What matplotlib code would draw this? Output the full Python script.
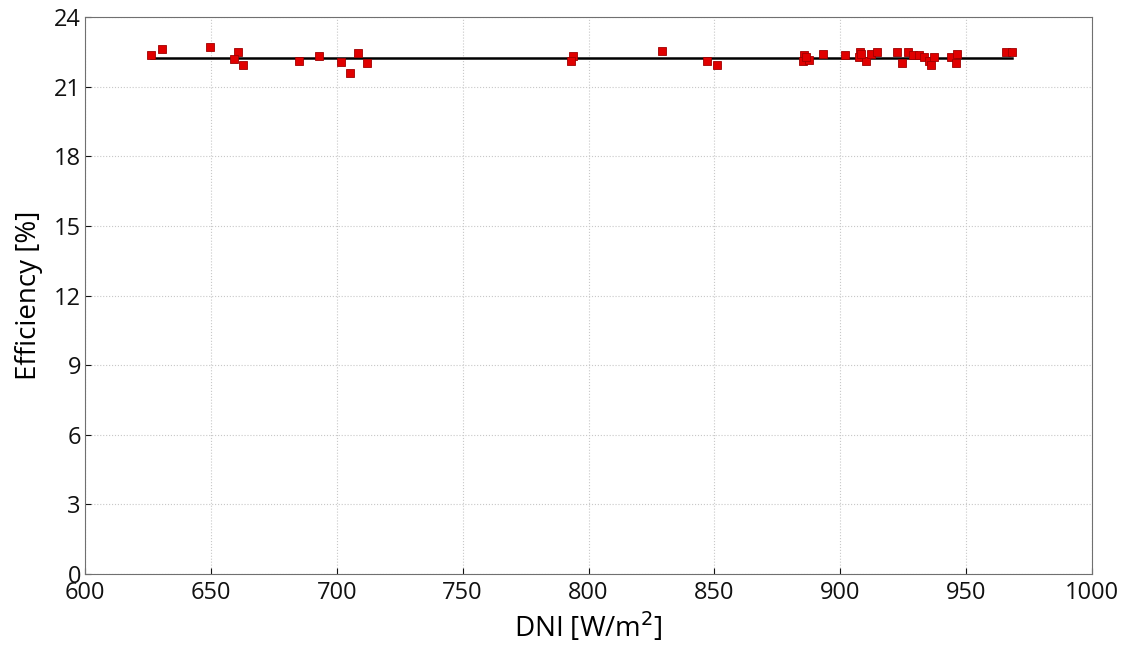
import numpy as np
import matplotlib
matplotlib.use("Agg")
from matplotlib import pyplot as plt

dni = [626.0, 630.7, 649.6, 660.8, 659.1, 662.8, 685.0, 692.9, 701.6, 708.5,
       705.2, 711.8, 793.8, 793.1, 829.0, 847.0, 851.2, 885.7, 885.1, 887.4,
       886.5, 893.0, 902.0, 908.0, 907.5, 910.2, 908.2, 912.2, 914.4, 922.7,
       924.5, 926.7, 929.0, 931.3, 933.3, 935.3, 936.0, 937.3, 943.9, 945.9,
       946.5, 965.7, 968.1]
eff = [22.37, 22.61, 22.70, 22.49, 22.21, 21.93, 22.10, 22.34, 22.06, 22.47,
       21.61, 22.01, 22.33, 22.12, 22.56, 22.12, 21.93, 22.37, 22.10, 22.14,
       22.27, 22.41, 22.36, 22.50, 22.27, 22.10, 22.41, 22.41, 22.51, 22.49,
       22.01, 22.49, 22.37, 22.37, 22.27, 22.10, 21.94, 22.27, 22.27, 22.01,
       22.41, 22.49, 22.49]
fit_eff = 22.24

xticks = list(range(600, 1001, 50))
yticks = list(range(0, 25, 3))

plt.rcParams['font.family'] = ['Open Sans', 'DejaVu Sans']

fig = plt.figure(figsize=(11.34, 6.59), dpi=100)
ax = fig.add_axes([0.075, 0.129, 0.888, 0.845])

ax.plot([min(dni), max(dni)], [fit_eff, fit_eff], color='black', lw=1.8, zorder=2)
ax.plot(dni, eff, 's', color='#e00000', markeredgecolor='#a00000',
        markersize=6, markeredgewidth=0.6, zorder=3)

ax.set_xlim(600, 1000)
ax.set_ylim(0, 24)
ax.set_xticks(xticks)
ax.set_yticks(yticks)
ax.grid(True, linestyle=':', color='#c8c8c8', linewidth=0.8)
ax.tick_params(direction='in', labelsize=17, colors='#111111', length=4)
ax.tick_params(axis='x', pad=5)
ax.tick_params(axis='y', pad=3)
for s in ax.spines.values():
    s.set_color('#707070')
ax.set_xlabel("DNI [W/m$^2$]", fontsize=20, labelpad=4)
ax.set_ylabel("Efficiency [%]", fontsize=20, labelpad=8)

fig.savefig("out.png", dpi=100)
┄┄┄┄┄┄┄┄┄┄
__AIM__.
Write out each line of the listing above, exactly, from its first line to the line holding "from matplotlib import pyplot as plt", inclusive. Skip the pictures.

__PROBLEM SOLUTION__.
What matplotlib code would draw this? Output the full Python script.
import numpy as np
import matplotlib
matplotlib.use("Agg")
from matplotlib import pyplot as plt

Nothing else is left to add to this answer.